On November 12, Pardip Bauri, a baul singer (folk artist) was arrested from a village in Bengal’s Birbhum district.
With this, police has reasons to suspect that this arrested folk artist has strong connections with the theft. However, so far, the investigating officers have not divulged more on him.
Sources reveal that a court’s order has been recently issued, allowing Bauri to undergo Narco Ananlysis Test in Gujarat.
Tagore won the Nobel Prize for literature in 1913.
The Nobel Prize and the citation were stolen from the museum of Visva Bharati University, Santiniketan on March 25, 2004. The museum, which is a part of the University was founded by Tagore in 1921 was closed on the day of the theft.
Along with the medal, Tagore’s gold pocket watch, his wife Mrinalini Devi's gold bangle and antique Baluchari saree, his father Debendranath Tagore’s gold ring, several silver articles, rare paintings besides other awards, and certificates conferred on him were also stolen.
In 2005, the Nobel foundation handed over two replicas of the Nobel Prize to Vishwa Bharati University.

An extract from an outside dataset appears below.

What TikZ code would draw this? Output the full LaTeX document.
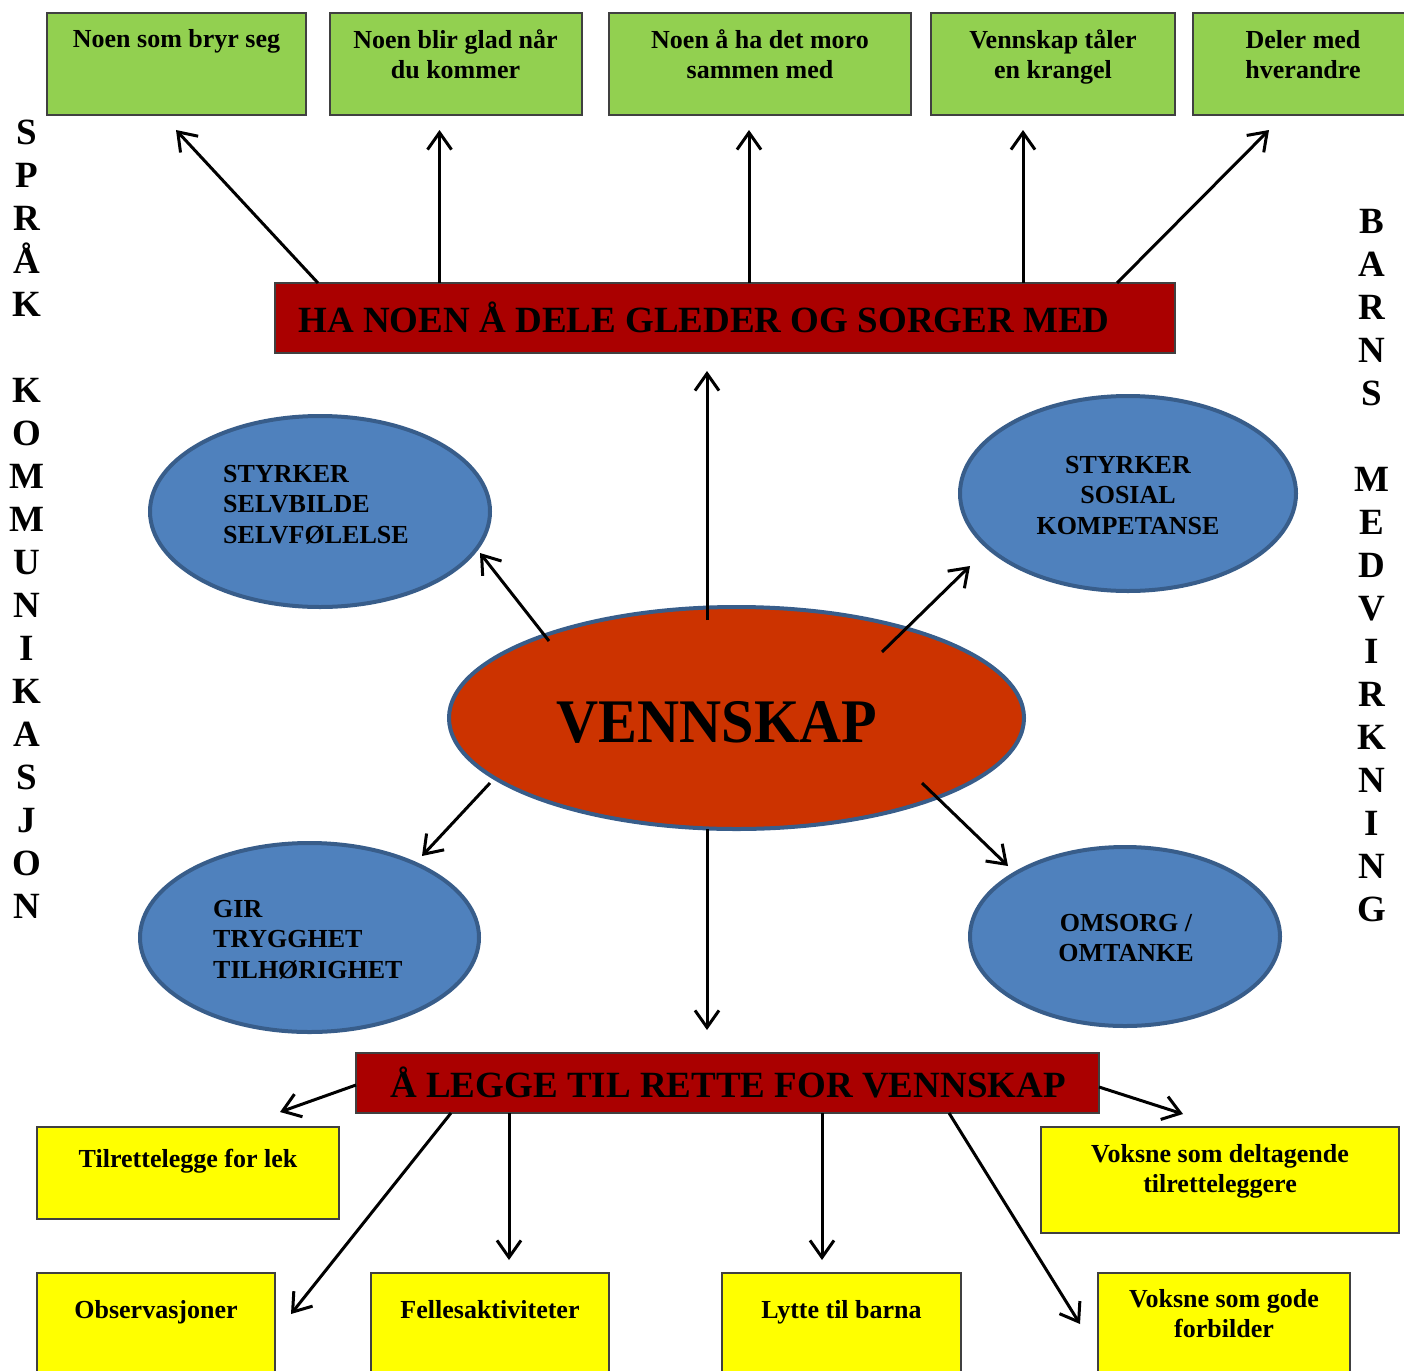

The case was immediately taken up by the state’s investigating agency - Criminal Investigation Department (CID), later to be handed over to the Central Bureau of Investigation (CBI).
After six years of investigation, which drew to a blank, the CBI submitted in the court in 2010 that they have stopped the investigation and closed the case with no headway into the case.
When Trinamool Congress supremo, Mamata Banerjee began her second innings as the Chief Minister of West Bengal, she expressed her wish to bring back the Nobel prize.
In August this year, the state government here in Bengal got a clearance from the Centre and immediately, a Special Investigation Team, headed by an Inspector General-rank officer was constituted.